A massive ice-covered lake in Antarctica vanished within days, raising alarm bells in the scientific community over the dangerous trends of climate change and global warming. In this disappearing act, an estimated 21 billion to 26 billion cubic feet (600 million to 750 million cubic metres) of water — roughly twice the volume of San Diego Bay — drained into the ocean.

Researchers captured high-resolution satellite images showing an abrupt change on East Antarctica’s Amery Ice Shelf in June 2019, where meltwater stored in a deep, ice-covered lake drained through to the ocean below, leaving a deep, uneven 11 square kilometre depression of fractured ice. The lake vanished within three days after the ice shelf underneath collapsed.

“We believe the weight of water accumulated in this deep lake opened a fissure in the ice shelf beneath the lake, a process known as hydrofracture, causing the water to drain away to the ocean below,” said lead author Roland Warner at the University of Tasmania.

He added that once the water was released, “the flow into the ocean beneath would have been like the flow over Niagara Falls, so it would have been an impressive sight”.

Researchers said that surface melting over Antarctica’s floating ice shelves is predicted to increase significantly during the coming decades, but the implications for their stability are unknown.
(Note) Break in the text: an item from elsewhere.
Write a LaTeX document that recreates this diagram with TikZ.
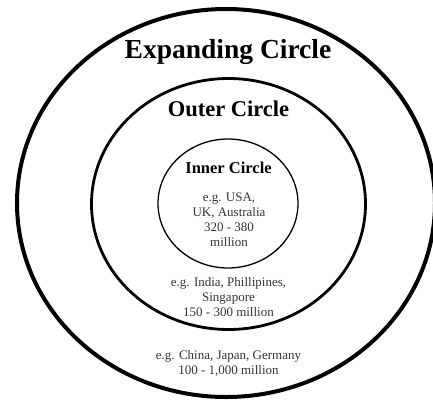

The Antarctica peninsula has been witnessing significant melting driven ice shelf collapses as researchers try to understand how meltwater forms, flows and alters the surface, and that rapid water-driven changes are not limited to the summer season alone.

The effects of global warming are also visible in the Arctic, where recently the “last ice area” showed signs of melting earlier than expected. The Last Ice Area is part of the Arctic, where the floating sea ice is so thick that it’s likely to withstand global warming for decades. But a ship has now sailed through an opening created by melting.

The opening, documented by scientists aboard a German icebreaker, popped up in late July and August in the Wandel Sea north of Greenland. Mostly it was due to a freak weather event, but thinning sea ice from decades of climate change was a significant factor, according to a study Thursday in the journal Communications Earth and Environment.